The return thresholds are very much the same that I just discussed on any investments, so we make them part of our overall portfolio analysis, and those returns are very attractive for us and our shareholders. Finally, it is not just about acquiring those catalogs—it is equally, if not more, important to ensure that we have a dedicated team in place that can grow those catalogs. Robert did something brilliant: he appointed a global catalog leader, Kevin Gore, who has been growing our catalog share over the last 12 months, and that is excellent to see because these are high-margin businesses that we love to grow.

Operator: Thanks. Your next question comes from Doug Creutz with TD Cowen. Your line is open.

Douglas Creutz: Hey. Thank you. One for Robert. I get questions from clients sometimes about the attractiveness of the distribution business, given that at least notionally they are lower margin. Can you talk a bit about how your distribution business fits into your overall business in terms of economic value creation and maybe address how Revelator and TwoStream deals fit into that strategy? Thank you.

Robert Kyncl: Thank you. First, I think Armin mentioned the importance of portfolio management, and it does not just mean a portfolio of deals, but also a portfolio of deal types. We are very focused on this two-dimensional portfolio management, and distribution within that second dimension of deal types plays a significant role. It is a large part of the industry, and we have been investing into it on the technology side and on the talent side. About a year ago, we appointed Alejandro Duque to run ADA, our distribution arm. Alejandro actually has two jobs—ADA and Latin America. The Latin American market is very distribution-heavy.

He has cut his teeth on that, and he has managed to run that territory on a margin which is the same as our company’s. He is the right person for the job, and he is already a year into it—he has proven it. It takes talent, technology, partnerships—the whole village—to really deliver this. What really underpins it is our holistic portfolio management and making sure that we are driving growth in distribution while also achieving our margin objectives, which are obviously important, and Armin has outlined those both in the short term as well as the longer term. We also focus on acquisitions, but we are very prudent in the way we deploy capital.

One of those is Revelator, which is a technology and capability acquisition. The other one is TwoStream, which is focused on Mexican music and has a very significant position there. Overall, we are very happy with our progress here. We have great momentum and a very strong growth rate. It fits into our margin profile as discussed with you.

Douglas Creutz: Perfect. Thank you.

Operator: Your next question comes from Mike Morris with Guggenheim Securities. Your line is open.

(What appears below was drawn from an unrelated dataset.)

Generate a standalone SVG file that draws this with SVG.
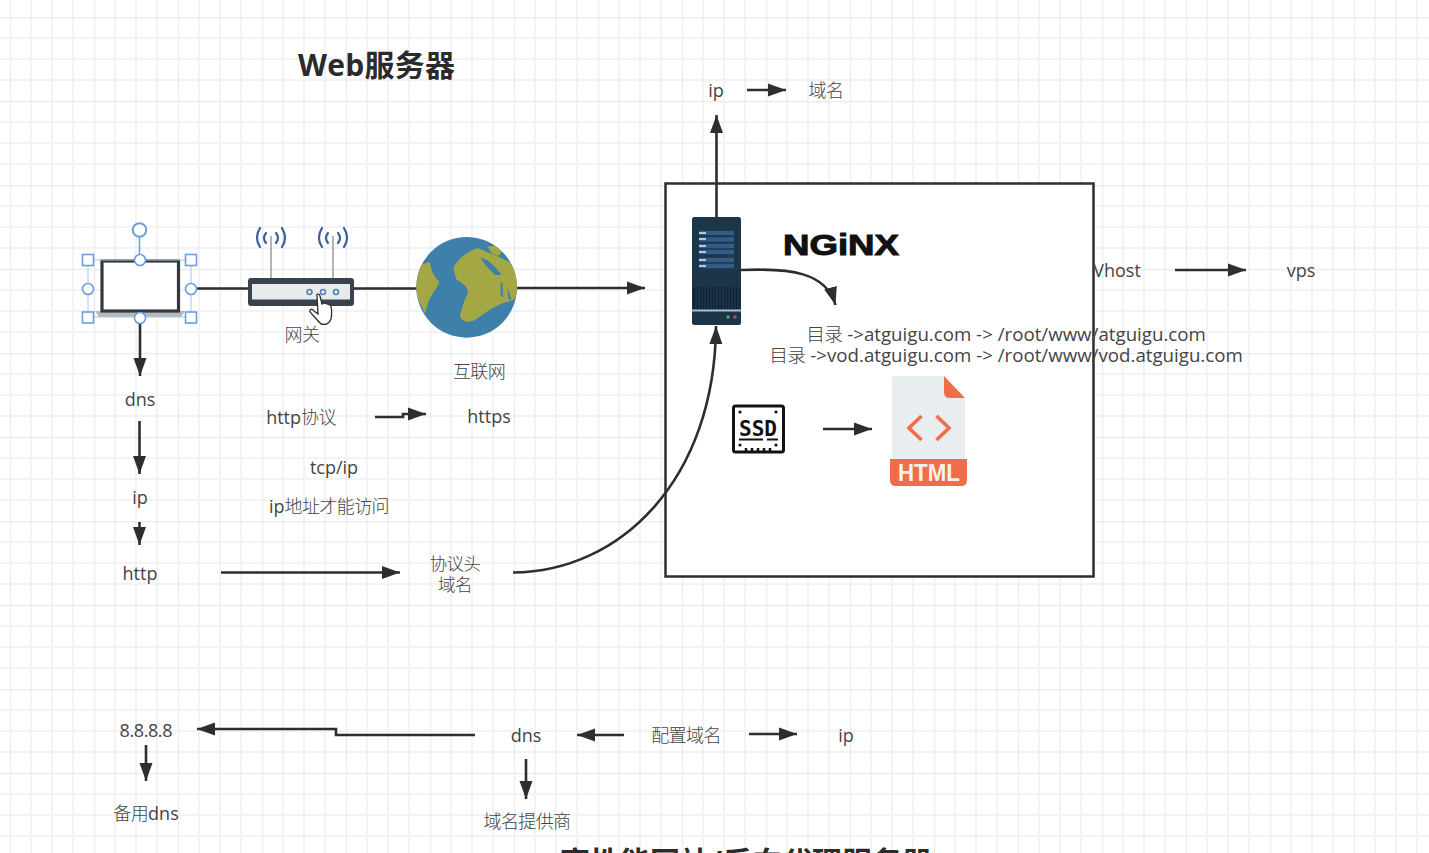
<svg xmlns="http://www.w3.org/2000/svg" width="1429" height="853" viewBox="0 0 1429 853">
<style>
text{font-family:"Open Sans","Noto Sans","Noto Sans CJK SC",sans-serif;font-size:18px;fill:#444;text-anchor:middle}
.cn{font-family:"Noto Sans CJK SC","Noto Sans",sans-serif;font-weight:300;letter-spacing:-.6px}
.b{font-family:"Open Sans","Noto Sans CJK SC",sans-serif;font-size:30px;font-weight:700;fill:#2b2b2b;text-anchor:start}
.l{font-size:18.7px}
.c{fill:none;stroke:#2e2e2e;stroke-width:2.6}
.a{marker-end:url(#ah)}
.h{fill:#fff;stroke:#6b9fe0;stroke-width:1.6}
.w{fill:none;stroke:#3d5f9c;stroke-width:2.2;stroke-linecap:round}
</style>
<defs>
<pattern id="g" width="84" height="84" patternUnits="userSpaceOnUse" x="10" y="17">
<path d="M21 0V84M42 0V84M63 0V84M0 21H84M0 42H84M0 63H84" stroke="#f3f3f3" stroke-width="2" fill="none"/>
<path d="M0 0V84M0 0H84" stroke="#ebebeb" stroke-width="2.400" fill="none"/>
</pattern>
<marker id="ah" markerUnits="userSpaceOnUse" markerWidth="20" markerHeight="14" refX="18" refY="7" orient="auto">
<path d="M0 .5L18 7L0 13.500z" fill="#2e2e2e"/>
</marker>
<clipPath id="gc"><circle cx="200" cy="187" r="151"/></clipPath>
</defs>
<rect width="1429" height="853" fill="#fff"/>
<rect width="1429" height="853" fill="url(#g)"/>

<g id="title"><text class="b" x="298" y="76" textLength="157">Web服务器</text></g>

<g id="web-box"><rect x="665.500" y="183.500" width="428" height="393" fill="#fff" stroke="#2e2e2e" stroke-width="2.500"/></g>

<g id="connectors">
<path class="c" d="M196 288.500H248M354 288.500H417"/>
<path class="c a" d="M517 288H645"/>
<path class="c a" d="M140 318V376"/>
<path class="c a" d="M139.500 421V474"/>
<path class="c a" d="M139.500 522V545"/>
<path class="c a" d="M221 572.500H400"/>
<path class="c a" d="M375 417H403V414H426"/>
<path class="c a" d="M716.500 217V115"/>
<path class="c a" d="M747 90H786"/>
<path class="c a" d="M741 270C790 268 826 272 835.500 305"/>
<path class="c a" d="M513 572.500C620 572 715 480 716 326"/>
<path class="c a" d="M823 429H872"/>
<path class="c a" d="M1175 270H1246"/>
<path class="c a" d="M475 735H336V729H197"/>
<path class="c a" d="M146 745V781"/>
<path class="c a" d="M624 735H577"/>
<path class="c a" d="M749 734H797"/>
<path class="c a" d="M526 759V799"/>
</g>

<g id="laptop">
<path d="M95 311H185L181 317H99z" fill="#b8b8b8"/>
<rect x="102" y="261" width="76.500" height="50" fill="#fff" stroke="#33383f" stroke-width="3.200"/>
<path d="M88 260H191V317H88z" fill="none" stroke="#a9c6ec" stroke-width="1"/>
<path d="M139.500 237V260" stroke="#6b9fe0" stroke-width="1.600"/>
<circle class="h" cx="139.500" cy="230" r="6.800" style="stroke-width:2"/>
<rect class="h" x="82.500" y="254.500" width="11" height="11"/><rect class="h" x="185.500" y="254.500" width="11" height="11"/>
<rect class="h" x="82.500" y="312" width="11" height="11"/><rect class="h" x="185.500" y="312" width="11" height="11"/>
<circle class="h" cx="88" cy="289" r="5.500"/><circle class="h" cx="191" cy="289" r="5.500"/>
<circle class="h" cx="140" cy="260" r="5.500"/><circle class="h" cx="140" cy="318" r="5.500"/>
</g>

<g id="router">
<path d="M271 236V279M333 236V279" stroke="#b4b4b4" stroke-width="2"/>
<path class="w" d="M266 233Q262 238 266 243M260 228Q254 238 260 247M276 233Q280 238 276 243M282 228Q288 238 282 247"/>
<path class="w" d="M328 233Q324 238 328 243M322 228Q316 238 322 247M338 233Q342 238 338 243M344 228Q350 238 344 247"/>
<rect x="248" y="278" width="106" height="28" rx="3" fill="#3a424c"/>
<rect x="252" y="284" width="98" height="15.500" fill="#e8eaec"/>
<g fill="none" stroke="#4f7fb5" stroke-width="1.500"><circle cx="309.500" cy="292" r="2.500"/><circle cx="323" cy="292" r="2.500"/><circle cx="336" cy="292" r="2.500"/></g>
<path d="M317 296C316 294 319 293 320 296L322 304L324 303L327 304L330 305C332 307 332 315 331 319C329 325 322 326 319 322L310 312C309 309 312 308 314 311L318 314z" fill="#fff" stroke="#2e2e2e" stroke-width="1.300"/>
<text class="cn" x="302" y="341">网关</text>
</g>

<g id="globe" transform="translate(400 225) scale(.3333)">
<circle cx="200" cy="187" r="151" fill="#3f80ab"/>
<g clip-path="url(#gc)" fill="#a3a844">
<path d="M48 125L88 110C95 125 92 145 118 170C112 190 95 205 85 230L75 265L55 225L35 180z"/>
<path d="M160 130C170 105 205 75 235 70C250 75 265 85 290 92L345 120L365 190L340 225C310 232 285 245 260 260L225 285C205 292 185 295 180 270L192 230L205 200C198 180 185 172 170 165z"/>
<path d="M262 65L290 62L305 82L295 93L275 85z"/>
<path d="M240 97L262 106L285 125L305 150L285 150L258 122z" fill="#3f80ab"/>
<path d="M302 172L302 212L310 216L307 172zM322 185L335 225L325 222z" fill="#3f80ab"/>
</g>
</g>

<g id="server">
<rect x="692" y="217" width="49" height="108" rx="2.500" fill="#1c3548"/>
<path d="M699 233H734M699 239.500H734M699 246H734M699 252H734M699 260H734M699 266H734" stroke="#2f5d86" stroke-width="4.500"/>
<path d="M699 233H706M699 239H706M699 246H706M699 252H706M699 260H706M699 266H706" stroke="#dfeaf2" stroke-width="1.500"/>
<rect x="693" y="287" width="47" height="22" fill="#0e2233"/>
<path d="M696 287V309M699 287V309M702 287V309M705 287V309M708 287V309M711 287V309M714 287V309M717 287V309M720 287V309M723 287V309M726 287V309M729 287V309M732 287V309M735 287V309M738 287V309" stroke="#24425a" stroke-width="1"/>
<rect x="692" y="309.500" width="49" height="2" fill="#a9c0d0"/>
<circle cx="728" cy="317" r="1.700" fill="#4ea97e"/><circle cx="735" cy="317" r="1.700" fill="#c2505a"/>
</g>

<g id="nginx"><text x="841" y="255" textLength="116" lengthAdjust="spacingAndGlyphs" style="font-family:'Liberation Sans',sans-serif;font-size:29px;font-weight:700;fill:#111;stroke:#111;stroke-width:1">NGiNX</text></g>

<g id="ssd">
<rect x="733.500" y="406" width="50" height="46" rx="2" fill="#fff" stroke="#111" stroke-width="3"/>
<text x="758" y="436" style="font-family:'DejaVu Sans Mono',monospace;font-size:22px;font-weight:700;fill:#111" textLength="38" lengthAdjust="spacingAndGlyphs">SSD</text>
<path d="M739 439.500H763M767 439.500H778" stroke="#111" stroke-width="2"/>
<path d="M746 448V452M752 448V452M758 448V452M764 448V452M770 448V452" stroke="#111" stroke-width="2.500"/>
<g fill="#111"><circle cx="740" cy="412" r="1.600"/><circle cx="776" cy="412" r="1.600"/><circle cx="740" cy="445" r="1.600"/><circle cx="776" cy="445" r="1.600"/></g>
</g>

<g id="html-file">
<path d="M895 376H944L965 398V462H892V379Q892 376 895 376z" fill="#e8eef0"/>
<path d="M944 376L965 398H950Q944 398 944 392z" fill="#ef6e47"/>
<path d="M890 459H967V480Q967 486 961 486H896Q890 486 890 480z" fill="#ef6e47"/>
<path d="M921.500 416L909 428L921.500 440M936.500 416L949 428L936.500 440" fill="none" stroke="#ef6e47" stroke-width="3.600"/>
<text x="929" y="481" textLength="62" lengthAdjust="spacingAndGlyphs" style="font-family:'Liberation Sans',sans-serif;font-size:24px;font-weight:700;fill:#f3f1ee">HTML</text>
</g>

<g id="labels">
<text x="716" y="97">ip</text>
<text class="cn" x="826" y="97">域名</text>
<text x="140" y="406">dns</text>
<text x="140" y="504">ip</text>
<text x="140" y="580">http</text>
<text class="cn" x="479" y="378">互联网</text>
<text x="301" y="424">http<tspan class="cn">协议</tspan></text>
<text x="489" y="423">https</text>
<text x="334" y="474">tcp/ip</text>
<text x="329" y="513">ip<tspan class="cn">地址才能访问</tspan></text>
<text class="cn" x="455" y="570" style="font-size:17.500px">协议头</text>
<text class="cn" x="455" y="591" style="font-size:17.500px">域名</text>
<text class="l" x="1006" y="341"><tspan class="cn">目录</tspan> -&gt;atguigu.com -&gt; /root/www/atguigu.com</text>
<text class="l" x="1006" y="362"><tspan class="cn">目录</tspan> -&gt;vod.atguigu.com -&gt; /root/www/vod.atguigu.com</text>
<text x="1117" y="277">Vhost</text>
<text x="1301" y="277">vps</text>
<text x="146" y="737" textLength="53">8.8.8.8</text>
<text x="146" y="820"><tspan class="cn">备用</tspan>dns</text>
<text x="526" y="742">dns</text>
<text class="cn" x="686" y="742">配置域名</text>
<text x="846" y="742">ip</text>
<text class="cn" x="527" y="828">域名提供商</text>
<text class="b" x="560" y="873" textLength="372">高性能网站/反向代理服务器</text>
</g>
</svg>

Michael C. Morris: Thank you. Good afternoon, guys. I wanted to ask first about the comment about the strong ad environment that you noted and showed up in your numbers. I am curious if you could expand on that because there has certainly been some inconsistency in growth across the industry, and with the Middle East conflict. Are you seeing strength from any particular partners or geographies? I would love to hear any outlook for the sustainability there. And then second, Armin, congratulations on the expanded role. I would like to direct the question to Robert, though.

Robert, how do you see Armin further contributing to the business’ success with this new role, and how do you make sure that the financial function he is instrumental in strengthening remains strong? Thank you.

Armin Zerza: Let me take the ad question, Mike. It is different across partners. There are some partners that have very, very strong ad revenue growth—that is the comment around the market—and we are growing share with that partner, so obviously we are seeing even stronger growth. There are some partners that are not doing well yet in ads, although there is a strategic intent to improve that, and I am sure you know who I am talking about. We are actually very confident that specific partner will do that, so we are hopeful that they can contribute more to our growth in the future to continue to accelerate it. We are also growing share on that platform.

On the social platform side, as you know, we did a new deal with one of our partners, and that is also contributing to ad growth. A lot of that is structural. We also believe that one of our partners will do a much better job in the future, and, therefore, we are confident this will become a bigger contributor to our growth. That is really important because we have billions of consumers that we serve around the world. With that, I will hand it over to Robert to talk about my work plan for the next 12 months.

Robert Kyncl: I love this because I can do Armin's 360 review in front of everybody in a fully transparent manner. This is fun. First, Michael, great question. You should know I do not make decisions suddenly. This is something that has kind of been in practice, so this is nothing new—it is just the title change that reflects how we have been operating. Armin has added responsibilities along the way over the last 12 months, one by one. We do not make any change or announcement until things work. Now we have hit our stride. We feel really strong about what it is that we do here, how we got here, and, more importantly, our prospects for the future.

We really feel like we need to double down on operational excellence across the company and simplification that then leads to a lot of automation through AI. That allows us to deliver more for artists and songwriters with the same team and grow our business rapidly. Having a strong alignment between our financials, our budget management, forecasting—it is all very closely tied to the operation of the company, and a role like that makes sense. It is reflective of how we have been already operating, so we are just making it official.

Michael C. Morris: That is it. Thank you. Appreciate it.

Operator: That is all the time we have for questions. I will turn the call to Robert Kyncl for closing remarks.

Robert Kyncl: In closing, it feels great to be at Warner Music Group Corp. It feels great to work hard for years and now have consistent delivery and acceleration, and it feels great to have confidence about the future. As you know, I do not say this lightly. This is truly the work of a lot of people around the company. These are not isolated incidents. It is systemic. We have a growth-oriented culture in the company—very entrepreneurial—but at the same time mindful that we need to deliver on our margin expansion, have profitable growth, and innovate for the sake of our artists, songwriters, and shareholders. Thank you for your confidence.

Thank you for your time, and we will see you next time.

Operator: This concludes today's conference call. Thank you for joining. You may now disconnect.